At the Ramnath Goenka Excellence in Journalism Awards organised by The Indian Express, where Prime MinisterNarendra Modi honoured 37 journalists from across the country, Chief Editor Raj Kamal Jha sent a strong message to those in power and in the media: “Criticism from a government is wonderful news for journalism”.
This comes at a time when NDTV India is facing a one-day ban on 9 November on the recommendation of the Information and Broadcasting Ministry. This penalty is for allegedly revealing “strategically sensitive” details during the coverage of the Pathankot terrorist attack in January 2016.
The awards function also caused discomfort to some journalists such as Akshaya Mukul who refused to accept the award (and further boycotted the event) from Modi. Mukul was awarded the prize in the category of Books (non-fiction) for Gita Press and the Making of Hindu India, which looks into the making of Gita Press and its critical role in the formation of “Hindu political consciousness“. This ironically clashes with the Prime Minister’s politics (BJP and RSS, which finds its base in Hindutva).
In his speech, Jha thanked Modi for the latter’s strong message on maintaining credibility in journalism and mentioned that it was the most important thing journalists can take away from his speech. He added that good journalism was, in fact, not dying but that “bad journalism makes lot more noise than it used to do five years ago”
Transcript of Editor of Indian Express, Raj Kamal Jha’s speech, delivered on November 2, 2016:
Thank you very much Mister Prime Minister Narendra Modiji.
After your speech, we are left speechless. But I need to say a few things as a vote of thanks.
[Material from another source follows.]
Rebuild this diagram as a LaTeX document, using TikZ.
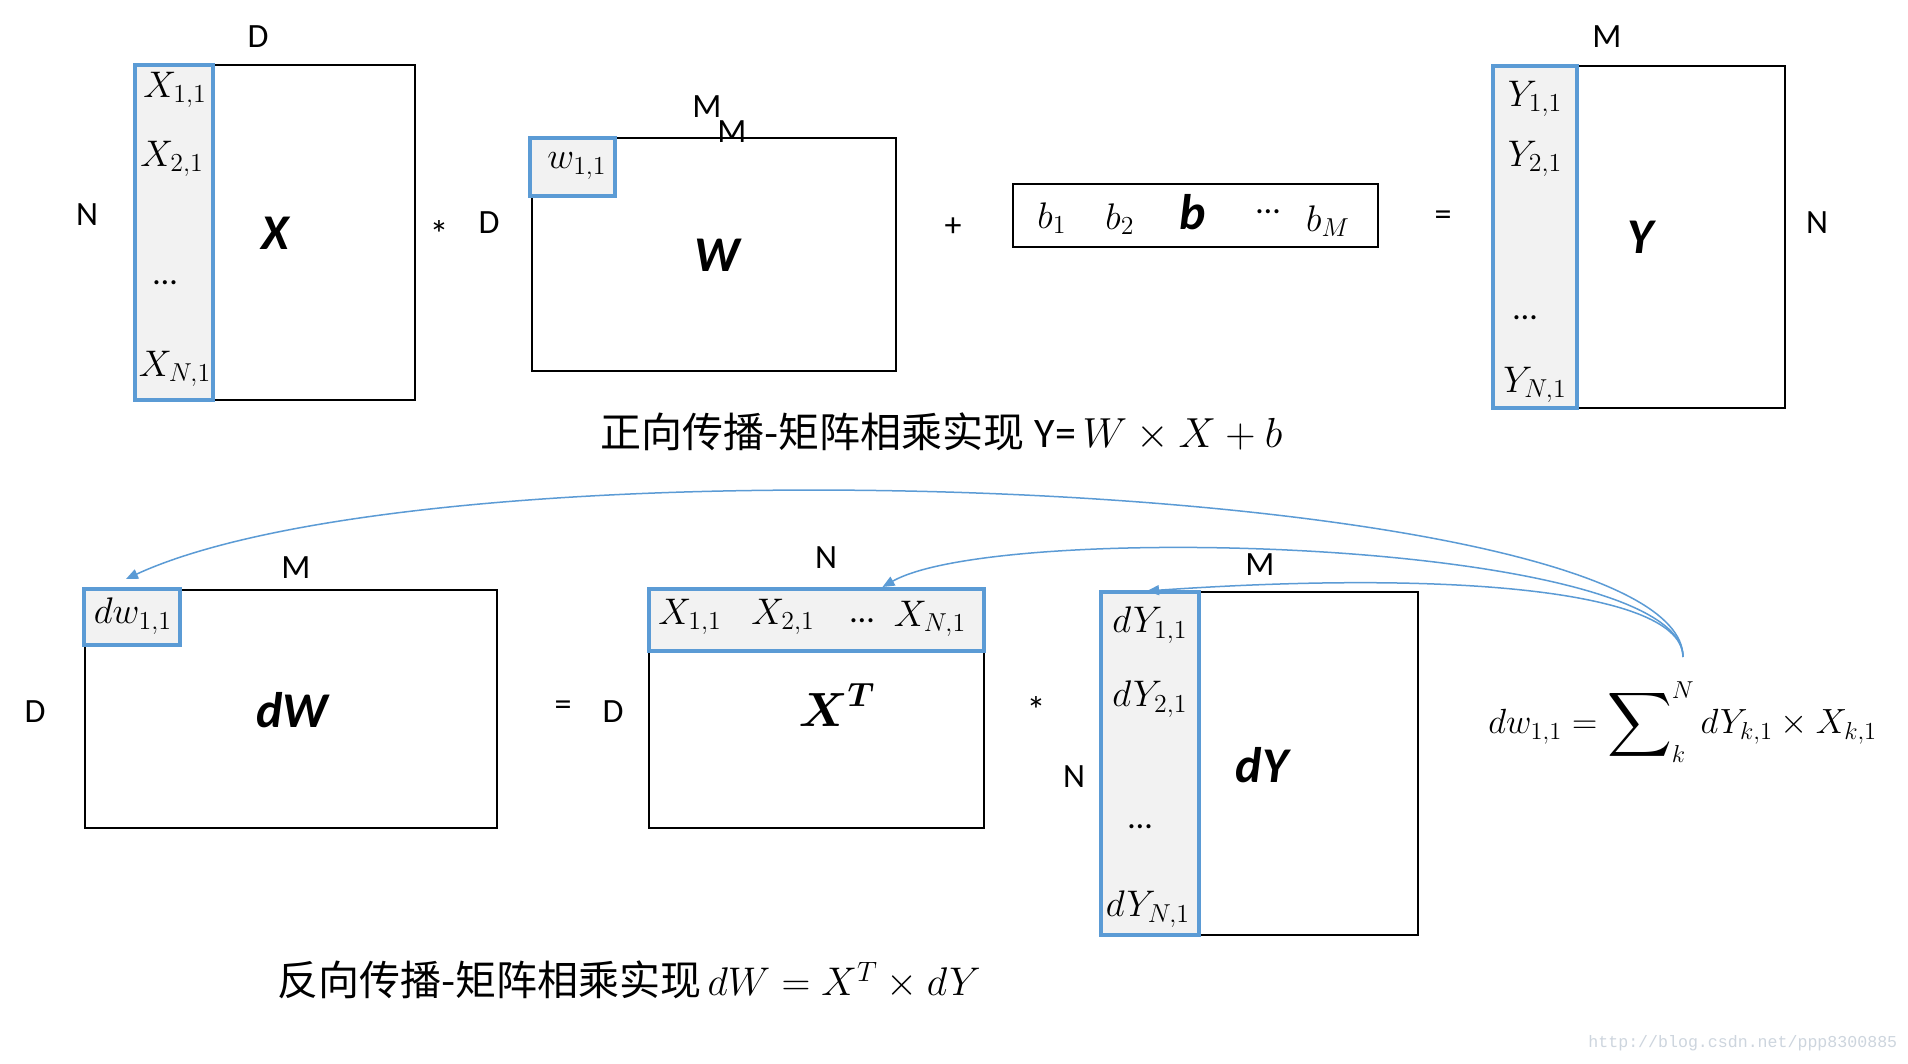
\RequirePackage{fix-cm}
\documentclass[tikz,border=0pt]{standalone}
\usepackage{amsmath}
\usepackage{graphicx}
\usepackage{fontspec}
\newfontfamily\carl{Carlito}
\newfontfamily\cjk{Noto Sans CJK SC}
\newfontfamily\wmfont{Liberation Mono}
\usetikzlibrary{arrows.meta,calc}
\definecolor{mblue}{RGB}{91,155,213}
\definecolor{cellgray}{RGB}{242,242,242}
\definecolor{wmgray}{RGB}{205,213,222}
\begin{document}
\begin{tikzpicture}[x=0.5pt,y=-0.5pt,
  mat/.style={draw=black,line width=1.3pt,inner sep=0pt,outer sep=0pt,anchor=north west},
  sel/.style={draw=mblue,fill=cellgray,line width=2pt,inner sep=0pt,outer sep=0pt,anchor=north west},
  dim/.style={font=\carl\fontsize{17}{20}\selectfont,inner sep=0pt},
  op/.style={font=\carl\fontsize{19}{22}\selectfont,inner sep=0pt},
  cell/.style={font=\fontsize{18.5}{22}\selectfont,inner sep=0pt},
  big/.style={font=\carl\bfseries\itshape\fontsize{25}{30}\selectfont,inner sep=0pt},
  flow/.style={draw=mblue,line width=0.75pt,-{Triangle[length=6pt,width=5pt]}}
]
\fill[white] (0,0) rectangle (1908,1064);
\useasboundingbox (0,0) rectangle (1908,1064);

% ---------- forward: X ----------
\node[mat,minimum width=140pt,minimum height=167.5pt] (Xm) at (135,65) {};
\node[sel,minimum width=39pt,minimum height=167.5pt] (Xc) at (135,65) {};
\node[dim] (dX) at (258,37) {D};
\node[dim] (nX) at (87,215) {N};
\node[cell] (x11) at (175,90) {$X_{1,1}$};
\node[cell] (x21) at (172,159) {$X_{2,1}$};
\node[dim] (xdots) at (165,283) {…};
\node[cell] (xn1) at (175,369) {$X_{N,1}$};
\node[big] (Xl) at (275,233) {X};
\node[op] (star1) at (439,234) {*};

% ---------- W ----------
\node[mat,minimum width=182pt,minimum height=116.5pt] (Wm) at (532,138) {};
\node[sel,minimum width=42.5pt,minimum height=29pt] (wc) at (530,138) {};
\node[dim] (dW) at (489,223) {D};
\node[dim] (mW1) at (707,107) {M};
\node[dim] (mW2) at (732,132) {M};
\node[cell] (w11) at (577,166) {$w_{1,1}$};
\node[big] (Wl) at (717,255) {W};

% ---------- b ----------
\node[dim] (plus) at (953,227) {+};
\node[mat,minimum width=182.5pt,minimum height=31.5pt] (bm) at (1013,184) {};
\node[cell] (b1) at (1052,218) {$b_1$};
\node[cell] (b2) at (1120,219) {$b_2$};
\node[big] (bl) at (1193,212) {b};
\node[dim] (bdots) at (1268,212) {…};
\node[cell] (bM) at (1328,221) {$b_M$};

% ---------- Y ----------
\node[dim] (eq1) at (1443,218) {=};
\node[mat,minimum width=146pt,minimum height=171pt] (Ym) at (1493,66) {};
\node[sel,minimum width=42pt,minimum height=171pt] (Yc) at (1493,66) {};
\node[dim] (mY) at (1607,37) {M};
\node[dim] (nY) at (1817,223) {N};
\node[cell] (y11) at (1535,99) {$Y_{1,1}$};
\node[cell] (y21) at (1535,159) {$Y_{2,1}$};
\node[dim] (ydots) at (1525,318) {…};
\node[cell] (yn1) at (1535,385) {$Y_{N,1}$};
\node[big] (Yl) at (1640,237) {Y};

\node[anchor=west,inner sep=0pt] (cap1) at (600,432)
  {{\cjk\fontsize{20.5}{24}\selectfont 正向传播-矩阵相乘实现}\hspace{5pt}{\carl\fontsize{21}{24}\selectfont Y=}\ {\fontsize{21}{24}\selectfont$W\times X+b$}};

% ---------- backward: dW ----------
\node[mat,minimum width=206pt,minimum height=119pt] (dWm) at (85,590) {};
\node[sel,minimum width=48pt,minimum height=28pt] (dwc) at (84,589) {};
\node[dim] (mdW) at (296,568) {M};
\node[dim] (ddW) at (35,712) {D};
\node[cell] (dw11) at (133,616) {$dw_{1,1}$};
\node[big] (dWl) at (292,710) {dW};

% ---------- X^T ----------
\node[dim] (eq2) at (563,708) {=};
\node[mat,minimum width=167.5pt,minimum height=119.5pt] (XTm) at (649,589) {};
\node[sel,minimum width=167.5pt,minimum height=31pt] (xtrow) at (649,589) {};
\node[dim] (dXT) at (613,712) {D};
\node[dim] (nXT) at (826,558) {N};
\node[cell] (xt11) at (690,617) {$X_{1,1}$};
\node[cell] (xt21) at (783,617) {$X_{2,1}$};
\node[dim] (xtdots) at (862,621) {…};
\node[cell] (xtn1) at (930,619) {$X_{N,1}$};
\node[inner sep=0pt,font=\fontsize{24}{28}\selectfont] (XTl) at (837,705) {$\boldsymbol{X}^{\boldsymbol{T}}$};
\node[op] (star2) at (1036,710) {*};

% ---------- dY ----------
\node[mat,minimum width=158.5pt,minimum height=171.5pt] (dYm) at (1101,592) {};
\node[sel,minimum width=49pt,minimum height=171.5pt] (dyc) at (1101,592) {};
\node[dim] (mdY) at (1260,565) {M};
\node[dim] (ndY) at (1074,777) {N};
\node[cell] (dy11) at (1150,625) {$dY_{1,1}$};
\node[cell] (dy21) at (1150,699) {$dY_{2,1}$};
\node[dim] (dydots) at (1140,827) {…};
\node[cell] (dyn1) at (1148,909) {$dY_{N,1}$};
\node[big] (dYl) at (1262,765) {dY};

% ---------- formula ----------
\node[anchor=west,inner sep=0pt,font=\fontsize{17.5}{21}\selectfont] (fml) at (1488,722)
  {$dw_{1,1} = \mathop{\vcenter{\hbox{\scalebox{1.3}{$\displaystyle\sum$}}}}\nolimits_k^N dY_{k,1}\times X_{k,1}$};

\node[anchor=west,inner sep=0pt] (cap2) at (277,980)
  {{\cjk\fontsize{20.5}{24}\selectfont 反向传播-矩阵相乘实现}\hspace{3pt}{\fontsize{20}{24}\selectfont$dW = X^T\times dY$}};

% ---------- connectors ----------
\coordinate (src) at (1683,657);
\draw[flow] (src) .. controls (1683,480) and (450,430) .. ($(dwc.north)+(-6,-10)$);
\draw[flow] (src) .. controls (1683,540) and (1000,520) .. ($(xtrow.north)+(66,-2)$);
\draw[flow] (src) .. controls (1683,590) and (1450,570) .. ($(dyc.north)+(-3,-1)$);

% ---------- watermark ----------
\node[anchor=west,inner sep=0pt,text=wmgray,font=\wmfont\fontsize{8.3}{10}\selectfont] (wm) at (1588,1043) {http://blog.csdn.net/ppp8300885};
\end{tikzpicture}
\end{document}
Your being here is a very strong message we hope that good journalism is defined it should be defined by the work we celebrate this evening, done by reporters who report and editors who edit. Not by the selfie journalists we see a lot of these days who are always obsessed by what they think, by their face, by their views, who keep the camera turned towards them. The only thing that matters to them is their voice and their face. All the rest is backdrop, a silly background noise. In this selfie journalism, if you don’t have the facts, it doesn’t matter. You just put a flag in the frame and you hide behind it.
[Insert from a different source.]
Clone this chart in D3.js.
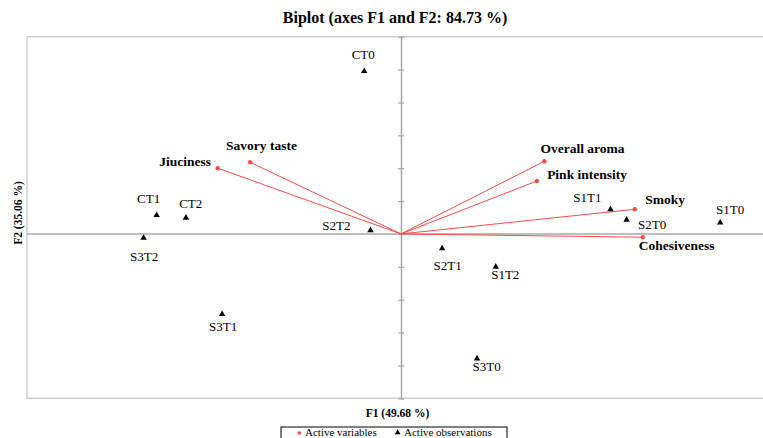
<!DOCTYPE html>
<html>
<head>
<meta charset="utf-8">
<script src="https://cdn.jsdelivr.net/npm/d3@7"></script>
<style>
  html, body { margin: 0; padding: 0; background: #fff; }
  svg { display: block; font-family: "Liberation Serif", "Times New Roman", serif; }
</style>
</head>
<body>
<svg id="chart" width="763" height="438"></svg>
<script>
// Observations (factor scores on F1 / F2)
const obsNames = ["CT0", "CT1", "CT2", "S3T2", "S2T2", "S3T1", "S2T1", "S1T2", "S3T0", "S1T1", "S2T0", "S1T0"];
const obsF1 = [-0.59, -3.92, -3.45, -4.13, -0.49, -2.87, 0.66, 1.52, 1.22, 3.36, 3.62, 5.12];
const obsF2 = [4.95, 0.57, 0.49, -0.12, 0.11, -2.44, -0.44, -1.00, -3.79, 0.75, 0.43, 0.34];

// Active variables (loadings, scaled to the observation space)
const varNames = ["Jiuciness", "Savory taste", "Overall aroma", "Pink intensity", "Smoky", "Cohesiveness"];
const varF1 = [-2.94, -2.42, 2.30, 2.18, 3.75, 3.88];
const varF2 = [2.00, 2.18, 2.21, 1.61, 0.75, -0.10];

// Axis domains and tick values on F2
const xDomain = [-6, 6];
const yDomain = [-5, 6];
const yTicks = d3.range(-5, 7);

const titleText = "Biplot (axes F1 and F2: 84.73 %)";
const xTitle = "F1 (49.68 %)";
const yTitle = "F2 (35.06 %)";
const legendLabels = ["Active variables", "Active observations"];

// Label offsets (text centre relative to the mark), in pixels
const obsLabelOffset = {
  "CT0": [-1, -17], "CT1": [-8, -16.3], "CT2": [4.8, -13.7], "S3T2": [0.5, 19],
  "S2T2": [-34, -4.3], "S3T1": [1, 13], "S2T1": [5.5, 17.4], "S1T2": [9.5, 8.3],
  "S3T0": [9.6, 8.4], "S1T1": [-23, -11.3], "S2T0": [25.5, 4.6], "S1T0": [10, -12.7]
};
const varLabelOffset = {
  "Jiuciness": [-32.5, -6.3], "Savory taste": [11.4, -17], "Overall aroma": [38.2, -12.7],
  "Pink intensity": [50.2, -7], "Smoky": [30.3, -10], "Cohesiveness": [33.7, 8.7]
};

const svg = d3.select("#chart");
const plot = { left: 27, right: 775, top: 36.7, bottom: 398.3 };

const x = d3.scaleLinear().domain(xDomain).range([plot.left, plot.right]);
const y = d3.scaleLinear().domain(yDomain).range([plot.bottom, plot.top]);

// Title
svg.append("text")
  .attr("x", 395).attr("y", 23)
  .attr("text-anchor", "middle")
  .attr("font-weight", "bold").attr("font-size", 16)
  .text(titleText);

// Plot frame
svg.append("rect")
  .attr("x", plot.left).attr("y", plot.top)
  .attr("width", plot.right - plot.left).attr("height", plot.bottom - plot.top)
  .attr("fill", "none").attr("stroke", "#cfcfcf").attr("stroke-width", 1.5);

// Zero axes
svg.append("line")
  .attr("x1", plot.left).attr("x2", plot.right)
  .attr("y1", y(0)).attr("y2", y(0))
  .attr("stroke", "#a8a8a8").attr("stroke-width", 1.5);

const yAxis = d3.axisRight(y).tickValues(yTicks).tickSize(3).tickFormat("");
const yAxisG = svg.append("g").attr("transform", `translate(${x(0)},0)`).call(yAxis);
yAxisG.select(".domain").attr("stroke", "#a8a8a8").attr("stroke-width", 1.5);
yAxisG.selectAll(".tick line").attr("stroke", "#a8a8a8").attr("stroke-width", 1.2)
  .attr("x1", -3).attr("x2", 3);

// Variable vectors
const vars = varNames.map((n, i) => ({ name: n, f1: varF1[i], f2: varF2[i] }));
const vg = svg.append("g");
vg.selectAll("line").data(vars).join("line")
  .attr("x1", x(0)).attr("y1", y(0))
  .attr("x2", d => x(d.f1)).attr("y2", d => y(d.f2))
  .attr("stroke", "#ff4a4a").attr("stroke-width", 1);
vg.selectAll("circle").data(vars).join("circle")
  .attr("cx", d => x(d.f1)).attr("cy", d => y(d.f2))
  .attr("r", 2.2).attr("fill", "#ff4a4a");
vg.selectAll("text").data(vars).join("text")
  .attr("x", d => x(d.f1) + varLabelOffset[d.name][0])
  .attr("y", d => y(d.f2) + varLabelOffset[d.name][1] + 4.5)
  .attr("text-anchor", "middle")
  .attr("font-weight", "bold").attr("font-size", 13.5)
  .text(d => d.name);

// Observations
const obs = obsNames.map((n, i) => ({ name: n, f1: obsF1[i], f2: obsF2[i] }));
const tri = d3.symbol().type(d3.symbolTriangle).size(18);
const og = svg.append("g");
og.selectAll("path").data(obs).join("path")
  .attr("d", tri)
  .attr("transform", d => `translate(${x(d.f1)},${y(d.f2)})`)
  .attr("fill", "#000");
og.selectAll("text").data(obs).join("text")
  .attr("x", d => x(d.f1) + obsLabelOffset[d.name][0])
  .attr("y", d => y(d.f2) + obsLabelOffset[d.name][1] + 4.3)
  .attr("text-anchor", "middle")
  .attr("font-size", 13)
  .text(d => d.name);

// Axis titles
svg.append("text")
  .attr("x", 397.5).attr("y", 417)
  .attr("text-anchor", "middle")
  .attr("font-weight", "bold").attr("font-size", 11.5)
  .text(xTitle);
svg.append("text")
  .attr("transform", "translate(22,213) rotate(-90)")
  .attr("text-anchor", "middle")
  .attr("font-weight", "bold").attr("font-size", 11.5)
  .text(yTitle);

// Legend (the box runs past the lower edge of the page)
const lg = svg.append("g");
lg.append("rect")
  .attr("x", 281).attr("y", 427).attr("width", 226).attr("height", 20)
  .attr("fill", "#fff").attr("stroke", "#000").attr("stroke-width", 1);
lg.append("circle").attr("cx", 299.3).attr("cy", 433).attr("r", 1.8).attr("fill", "#ff4a4a");
lg.append("text").attr("x", 305).attr("y", 435.5).attr("font-size", 11).text(legendLabels[0]);
lg.append("path").attr("d", d3.symbol().type(d3.symbolTriangle).size(14))
  .attr("transform", "translate(397.7,432.5)").attr("fill", "#000");
lg.append("text").attr("x", 404).attr("y", 435.5).attr("font-size", 11).text(legendLabels[1]);
</script>
</body>
</html>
Thank you very much sir for your speech, for your wonderful underlining of the importance of credibility. I think that’s the most important thing that we can take away as journalists from your speech. You also said a few wonderful things about journalists that makes us a little nervous. You may not find it in Wikipedia, but Shri Ramnath Goenka, and it’s a fact and I can say that as the Editor of the Indian Express, he did sack a journalist when he heard that the Chief Minister of a state told him that, “Aapka reporter bahut achchha kaam kar raha hai.” That’s very very important especially in an age, and I turn 50 this year so I can say that, when we have a generation of journalists who are growing up in an age of retweets and likes. And they do not know that criticism from a government is a badge of honour.
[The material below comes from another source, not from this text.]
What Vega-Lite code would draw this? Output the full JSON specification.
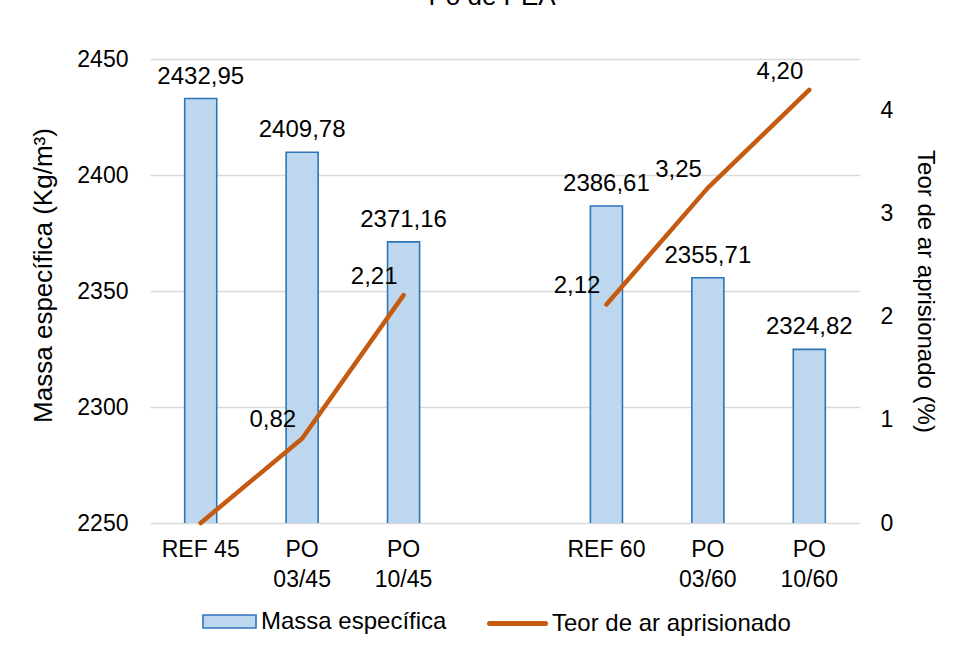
{
  "$schema": "https://vega.github.io/schema/vega-lite/v6.json",
  "width": 710,
  "height": 464,
  "autosize": {"type": "none"},
  "padding": {"left": 150, "top": 59, "right": 95, "bottom": 125},
  "background": "white",
  "title": {
    "text": "Pó de PEA",
    "anchor": "middle",
    "frame": "group",
    "fontSize": 26,
    "fontWeight": "normal",
    "color": "#000000",
    "offset": 17,
    "dx": -13,
    "baseline": "alphabetic"
  },
  "config": {
    "locale": {"number": {"decimal": ",", "thousands": ".", "grouping": [3], "currency": ["", ""]}},
    "font": "Liberation Sans",
    "view": {"stroke": null},
    "axis": {
      "labelFont": "Liberation Sans",
      "titleFont": "Liberation Sans",
      "labelColor": "#000000",
      "titleColor": "#000000",
      "labelFontSize": 23,
      "titleFontSize": 24,
      "titleFontWeight": "normal",
      "ticks": false,
      "domain": false
    },
    "legend": {
      "labelFont": "Liberation Sans",
      "labelFontSize": 24,
      "labelColor": "#000000",
      "labelLimit": 400,
      "title": null
    }
  },
  "data": {
    "values": [
      {"ensaio": "REF 45", "serie": "45", "massa": 2432.95, "ar": 0},
      {"ensaio": "PO 03/45", "serie": "45", "massa": 2409.78, "ar": 0.82},
      {"ensaio": "PO 10/45", "serie": "45", "massa": 2371.16, "ar": 2.21},
      {"ensaio": "REF 60", "serie": "60", "massa": 2386.61, "ar": 2.12},
      {"ensaio": "PO 03/60", "serie": "60", "massa": 2355.71, "ar": 3.25},
      {"ensaio": "PO 10/60", "serie": "60", "massa": 2324.82, "ar": 4.2}
    ]
  },
  "encoding": {
    "x": {
      "field": "ensaio",
      "type": "nominal",
      "sort": null,
      "scale": {
        "domain": ["REF 45", "PO 03/45", "PO 10/45", " ", "REF 60", "PO 03/60", "PO 10/60"],
        "paddingInner": 0.684,
        "paddingOuter": 0.342
      },
      "axis": {
        "title": null,
        "labelAngle": 0,
        "labelPadding": 15,
        "labelBaseline": "top",
        "labelLineHeight": 30,
        "labelFontSize": 23,
        "grid": false,
        "labelExpr": "indexof(datum.label, 'PO') == 0 ? split(datum.label, ' ') : datum.label"
      }
    }
  },
  "layer": [
    {
      "encoding": {
        "y": {
          "field": "massa",
          "type": "quantitative",
          "scale": {"domain": [2250, 2450], "zero": false, "nice": false},
          "axis": {
            "title": "Massa específica (Kg/m³)",
            "titleFontSize": 26,
            "titleY": 216,
            "values": [2250, 2300, 2350, 2400, 2450],
            "format": "d",
            "grid": true,
            "gridColor": "#D9D9D9",
            "gridWidth": 1.3,
            "labelPadding": 22,
            "titlePadding": 20
          }
        }
      },
      "layer": [
        {
          "mark": {"type": "bar", "stroke": "#2E75B6", "strokeWidth": 1.6, "clip": true},
          "encoding": {
            "fill": {
              "datum": "Massa específica",
              "type": "nominal",
              "scale": {"range": ["#BDD7EE"]},
              "legend": {
                "orient": "none",
                "legendX": 52,
                "legendY": 535,
                "padding": 0,
                "symbolType": "M-1,-0.245H1V0.245H-1Z",
                "symbolSize": 2809,
                "symbolStrokeColor": "#2E75B6",
                "symbolStrokeWidth": 1.6,
                "labelOffset": 4
              }
            }
          }
        },
        {
          "mark": {"type": "text", "fontSize": 24, "baseline": "alphabetic", "dy": -15, "color": "#000000"},
          "encoding": {"text": {"field": "massa", "type": "quantitative", "format": ".2f"}}
        }
      ]
    },
    {
      "encoding": {
        "y": {
          "field": "ar",
          "type": "quantitative",
          "scale": {"domain": [0, 4.5], "nice": false},
          "axis": {
            "orient": "right",
            "title": "Teor de ar aprisionado (%)",
            "values": [0, 1, 2, 3, 4],
            "format": "d",
            "grid": false,
            "labelPadding": 20,
            "titlePadding": 20
          }
        }
      },
      "layer": [
        {
          "mark": {"type": "line", "strokeWidth": 4.5, "strokeCap": "round", "strokeJoin": "round"},
          "encoding": {
            "detail": {"field": "serie"},
            "stroke": {
              "datum": "Teor de ar aprisionado",
              "type": "nominal",
              "scale": {"range": ["#C55A11"]},
              "legend": {
                "orient": "none",
                "legendX": 337,
                "legendY": 534,
                "padding": 0,
                "symbolType": "stroke",
                "symbolSize": 3136,
                "symbolStrokeWidth": 5,
                "labelOffset": 4,
                "encode": {"symbols": {"update": {"strokeCap": {"value": "round"}}}}
              }
            }
          }
        },
        {
          "transform": [{"filter": "datum.ar > 0"}],
          "mark": {"type": "text", "fontSize": 24, "align": "right", "baseline": "middle", "dx": -6, "dy": -18, "color": "#000000"},
          "encoding": {"text": {"field": "ar", "type": "quantitative", "format": ".2f"}}
        }
      ]
    }
  ],
  "resolve": {"scale": {"y": "independent", "fill": "independent", "stroke": "independent"}}
}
So just as they do in smoking scenes in cinemas, I think we should have a ticker tape running whenever we hear praise of a journalist that criticism from a government is wonderful news for journalism. I think that’s very, very important for journalism.
Thank you sir for your speech. You made some wonderful points. I think the most important point was of credibility and I think that is very very important. We cannot blame the government for that, that is our job, we need to look within and we will surely reflect on your remarks.
Thank you to the winners of the Ramnath Goenka Journalism Awards. There are two remarkable facts about this year’s awards, which I want to share with you. We got 562 applications, this is the highest ever we got in the last 11 years, from 128 news organisations. This is also the highest ever and it is very important for me to underline this number because this is a reply to those who say good journalism is dying, that journalists have been bought over by the government. It is not that good journalism is dying, not at all. It is getting better, and it is getting bigger. It is that bad journalism makes a lot more noise than it used to do five years ago. And that is why I think the remote control should get the RNG Award for Excellence in Journalism. And so that is why I would like to request you to lend a hand to all those who have won the award this year.
In the end, thank you to all of you who have come here this evening. There are people from the government, there are people from the Opposition, we know who is who. But when they applauded journalism, it did not matter. You could not make out who is in the government and who is in the opposition. That is the way it should be. Thank you very much.